The Bourne Ultimatum, nationwide
The plot, as you’d expect, is incapable of withstanding the slightest scrutiny. The film opens with the CIA’s head of station in Madrid deciding to leak a story to the Guardian about the existence of a secret unit within the organisation called ‘Blackbriar’. Why he does this is never explained — a rather glaring omission, since the CIA’s official policy for dealing with whistleblowers, apparently, is instant assassination. This will come as news to Bob Woodward, whose last three books have been largely based on sources within the intelligence community. He may have to think about another career.
To be fair, in the first set piece of The Bourne Ultimatum — where the hero attempts to rendezvous with a Guardian journalist at Waterloo station — Greengrass takes every opportunity to remind us just what a resourceful action hero Jason Bourne is, outwitting his CIA opponents at every turn. Greengrass also makes effective use of the standard action-movie trope of introducing an additional threat into an already life-threatening situation. Thus, not only does Bourne have to contend with a seemingly numberless team of intelligence operatives fanning out across the station, but he also has to keep an eye open for the deadly assassin lurking in the rafters.

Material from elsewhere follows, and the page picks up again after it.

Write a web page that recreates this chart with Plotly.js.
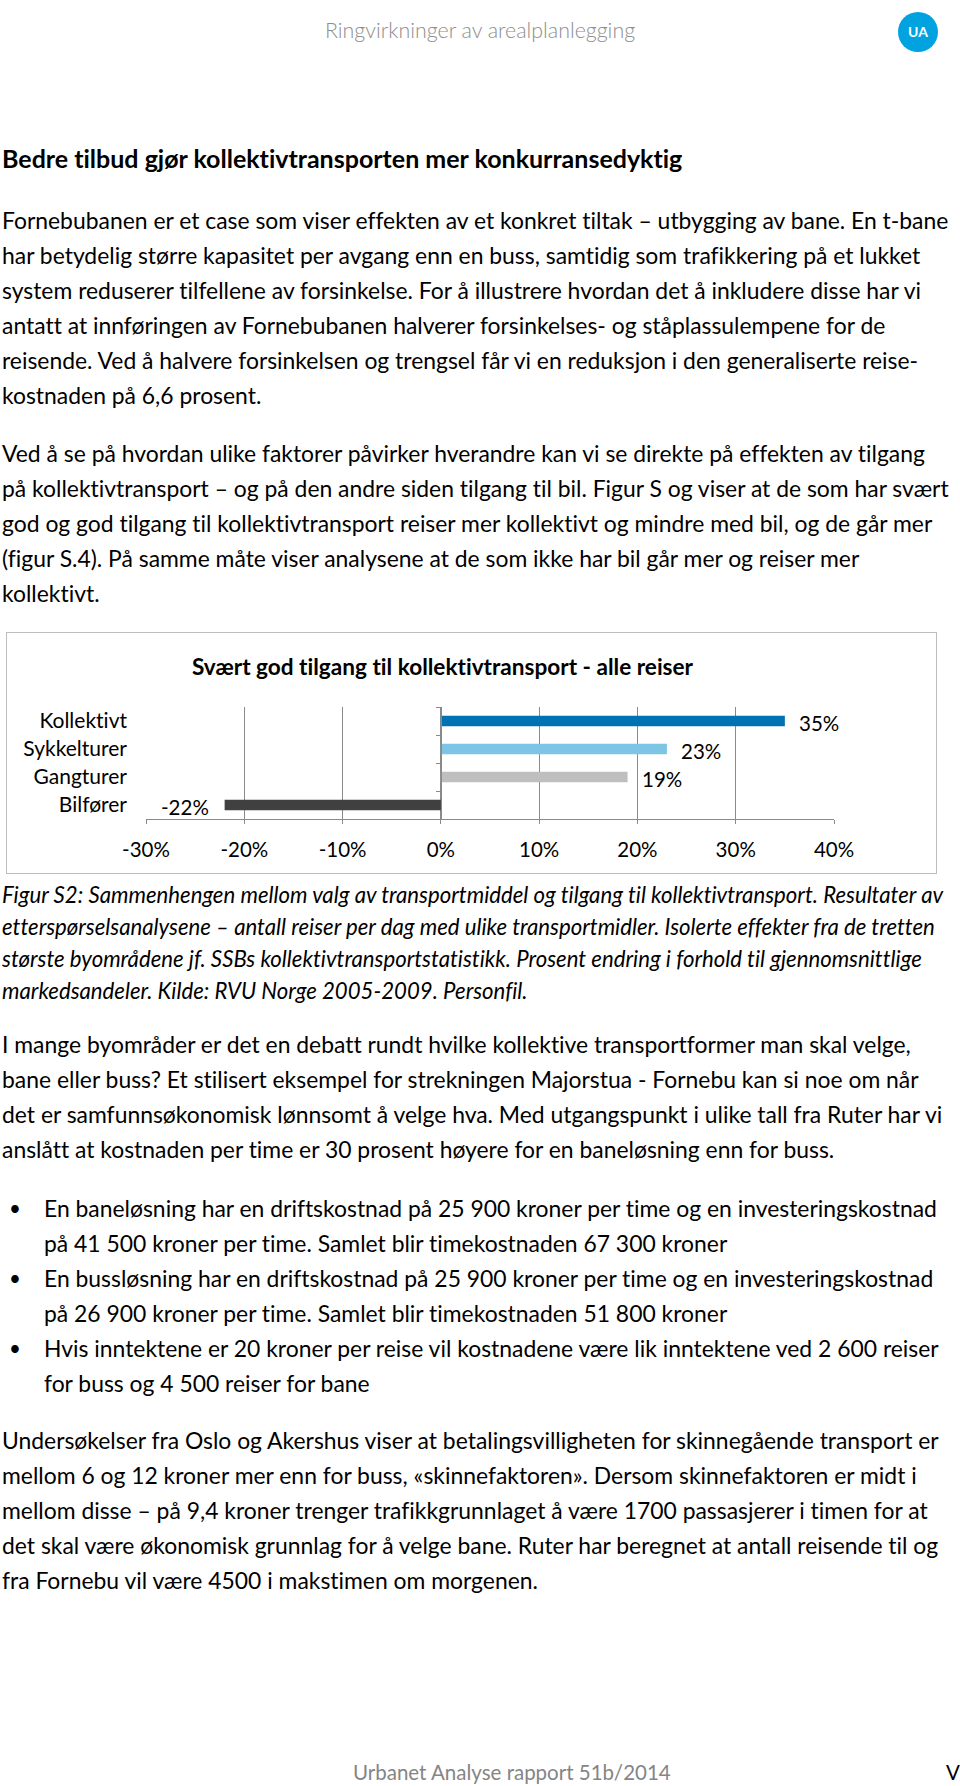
<!DOCTYPE html>
<html lang="no">
<head>
<meta charset="utf-8">
<script src="https://cdn.plot.ly/plotly-3.0.1.min.js"></script>
<style>
  html, body { margin: 0; padding: 0; background: #fff; }
  body { width: 960px; height: 1786px; position: relative; overflow: hidden;
         font-family: Lato, "Open Sans", sans-serif; color: #000;
         font-variant-ligatures: none; font-feature-settings: "liga" 0, "clig" 0; }
  .p { position: absolute; left: 2px; font-size: 22.9px; line-height: 35px; white-space: nowrap; }
  .it { font-style: italic; font-size: 22.2px; line-height: 32px; }
  .hdr { position: absolute; top: 17.6px; left: 0; width: 960px; text-align: center;
         font-size: 21.4px; line-height: 1.2; color: #8d8d8d; font-weight: 300; }
  .ua { position: absolute; left: 898px; top: 12px; width: 40px; height: 40px; border-radius: 50%;
        background: #00a3e0; color: #fff; font-weight: bold; font-size: 14px; line-height: 40px; text-align: center; }
  .h2 { position: absolute; left: 2px; top: 142.5px; font-size: 25px; line-height: 1.2; font-weight: bold; white-space: nowrap; }
  .bul { position: absolute; left: 9px; font-size: 20.5px; line-height: 35px; }
  .footer { position: absolute; top: 1760px; left: 353px; font-size: 20.5px; color: #858585; white-space: nowrap; }
  .pg { position: absolute; top: 1760px; left: 946px; font-size: 20.5px; color: #000; }
  #box { position: absolute; left: 6px; top: 632px; width: 931px; height: 242px;
         border: 1px solid #bdbdbd; box-sizing: border-box; }
  #chart { position: absolute; left: 0; top: 0; width: 929px; height: 240px; }
  #chart text { font-variant-ligatures: none; font-feature-settings: "liga" 0, "clig" 0; }
</style>
</head>
<body>
<div class="hdr">Ringvirkninger av arealplanlegging</div>
<div class="ua">UA</div>

<div class="h2">Bedre tilbud gjør kollektivtransporten mer konkurransedyktig</div>

<div class="p" style="top:203px">Fornebubanen er et case som viser effekten av et konkret tiltak – utbygging av bane. En t-bane<br>har betydelig større kapasitet per avgang enn en buss, samtidig som trafikkering på et lukket<br>system reduserer tilfellene av forsinkelse. For å illustrere hvordan det å inkludere disse har vi<br>antatt at innføringen av Fornebubanen halverer forsinkelses- og ståplassulempene for de<br>reisende. Ved å halvere forsinkelsen og trengsel får vi en reduksjon i den generaliserte reise-<br>kostnaden på 6,6 prosent.</div>

<div class="p" style="top:436px">Ved å se på hvordan ulike faktorer påvirker hverandre kan vi se direkte på effekten av tilgang<br>på kollektivtransport – og på den andre siden tilgang til bil. Figur S og viser at de som har svært<br>god og god tilgang til kollektivtransport reiser mer kollektivt og mindre med bil, og de går mer<br>(figur S.4). På samme måte viser analysene at de som ikke har bil går mer og reiser mer<br>kollektivt.</div>

<div id="box"><div id="chart"></div></div>

<div class="p it" style="top:878.5px">Figur S2: Sammenhengen mellom valg av transportmiddel og tilgang til kollektivtransport. Resultater av<br>etterspørselsanalysene – antall reiser per dag med ulike transportmidler. Isolerte effekter fra de tretten<br>største byområdene jf. SSBs kollektivtransportstatistikk. Prosent endring i forhold til gjennomsnittlige<br>markedsandeler. Kilde: RVU Norge 2005-2009. Personfil.</div>

<div class="p" style="top:1027px">I mange byområder er det en debatt rundt hvilke kollektive transportformer man skal velge,<br>bane eller buss? Et stilisert eksempel for strekningen Majorstua - Fornebu kan si noe om når<br>det er samfunnsøkonomisk lønnsomt å velge hva. Med utgangspunkt i ulike tall fra Ruter har vi<br>anslått at kostnaden per time er 30 prosent høyere for en baneløsning enn for buss.</div>

<div class="bul" style="top:1191px">•</div>
<div class="p" style="top:1191px; left:44px">En baneløsning har en driftskostnad på 25 900 kroner per time og en investeringskostnad<br>på 41 500 kroner per time. Samlet blir timekostnaden 67 300 kroner</div>
<div class="bul" style="top:1261px">•</div>
<div class="p" style="top:1261px; left:44px">En bussløsning har en driftskostnad på 25 900 kroner per time og en investeringskostnad<br>på 26 900 kroner per time. Samlet blir timekostnaden 51 800 kroner</div>
<div class="bul" style="top:1331px">•</div>
<div class="p" style="top:1331px; left:44px">Hvis inntektene er 20 kroner per reise vil kostnadene være lik inntektene ved 2 600 reiser<br>for buss og 4 500 reiser for bane</div>

<div class="p" style="top:1423px">Undersøkelser fra Oslo og Akershus viser at betalingsvilligheten for skinnegående transport er<br>mellom 6 og 12 kroner mer enn for buss, «skinnefaktoren». Dersom skinnefaktoren er midt i<br>mellom disse – på 9,4 kroner trenger trafikkgrunnlaget å være 1700 passasjerer i timen for at<br>det skal være økonomisk grunnlag for å velge bane. Ruter har beregnet at antall reisende til og<br>fra Fornebu vil være 4500 i makstimen om morgenen.</div>

<div class="footer">Urbanet Analyse rapport 51b/2014</div>
<div class="pg">V</div>

<script>
// ---- data ----
const chartTitle = 'Svært god tilgang til kollektivtransport - alle reiser';
const categories = ['Kollektivt', 'Sykkelturer', 'Gangturer', 'Bilfører'];
const changePct = [35, 23, 19, -22];
const xTickVals = [-30, -20, -10, 0, 10, 20, 30, 40];
const xTickText = ['-30%', '-20%', '-10%', '0%', '10%', '20%', '30%', '40%'];

// ---- style ----
const barColors = ['#0071b3', '#7ec4e4', '#bfbfbf', '#404040'];
const FONT = 'Lato, "Open Sans", sans-serif';
const GRID = '#8a8a8a';
const xMin = -30, xMax = 40;
const zeroPos = (0 - xMin) / (xMax - xMin);
const catRange = [categories.length - 0.5, -0.5];

const traces = [
  {
    type: 'bar', orientation: 'h',
    x: changePct, y: categories,
    marker: { color: barColors, line: { width: 0 } },
    width: 0.37, hoverinfo: 'skip', showlegend: false
  },
  {
    // carrier for the category axis drawn at 0 %
    type: 'scatter', mode: 'markers', yaxis: 'y2',
    x: changePct, y: categories,
    marker: { opacity: 0, size: 1 }, hoverinfo: 'skip', showlegend: false
  }
];

const annotations = changePct.map((v, i) => ({
  x: v, y: categories[i], xref: 'x', yref: 'y',
  text: v + '%', showarrow: false,
  xanchor: v >= 0 ? 'left' : 'right',
  xshift: v >= 0 ? 12 : -14, yshift: -2,
  font: { family: FONT, size: 20.5, color: '#000' }
}));

const layout = {
  width: 929, height: 240,
  margin: { l: 139, r: 102, t: 74, b: 54 },
  paper_bgcolor: '#fff', plot_bgcolor: '#fff',
  font: { family: FONT, size: 20, color: '#000' },
  title: {
    text: '<b>' + chartTitle + '</b>',
    x: 0.4688, xref: 'container', xanchor: 'center',
    y: 1 - 34 / 240, yref: 'container', yanchor: 'middle',
    font: { family: FONT, size: 22.6, color: '#000' }
  },
  xaxis: {
    range: [xMin, xMax], tickvals: xTickVals, ticktext: xTickText,
    showgrid: true, gridcolor: GRID, gridwidth: 1,
    zeroline: false, showline: true, linecolor: GRID, linewidth: 1,
    ticks: 'outside', ticklen: 4, tickcolor: GRID,
    ticklabelstandoff: 8,
    tickfont: { family: FONT, size: 20.5, color: '#000' },
    fixedrange: true
  },
  yaxis: {
    type: 'category', categoryorder: 'array', categoryarray: categories,
    range: catRange, showgrid: false, zeroline: false, showline: false,
    ticks: '', ticklabelstandoff: 18,
    tickfont: { family: FONT, size: 21, color: '#000' },
    fixedrange: true
  },
  yaxis2: {
    type: 'category', categoryorder: 'array', categoryarray: categories,
    range: catRange, overlaying: 'y', anchor: 'free', position: zeroPos, side: 'left',
    showgrid: false, zeroline: false, showline: true, linecolor: GRID, linewidth: 1,
    ticks: 'outside', tickson: 'boundaries', ticklen: 5, tickcolor: GRID,
    showticklabels: false, fixedrange: true
  },
  bargap: 0.63,
  annotations: annotations,
  showlegend: false
};

Plotly.newPlot('chart', traces, layout, { staticPlot: true, displayModeBar: false });
</script>
</body>
</html>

Unfortunately, this set piece is then duplicated, more or less shot-for-shot, three times in the course of the film. Admittedly, the locations change — in true Bond style, Bourne flits from one exotic locale to another — but the key elements remain intact: the CIA goons, the assassin in the rafters. I suppose I shouldn’t complain that the third film in a franchise essentially consists of the same scene repeated four times, but I did feel a little short-changed. Couldn’t Greengrass have included a scene in a casino in which Bourne meets his chief antagonist at a card table? If he’d set it in Atlantic City, rather than Monte Carlo, he could have boasted of having completely reimagined the espionage thriller.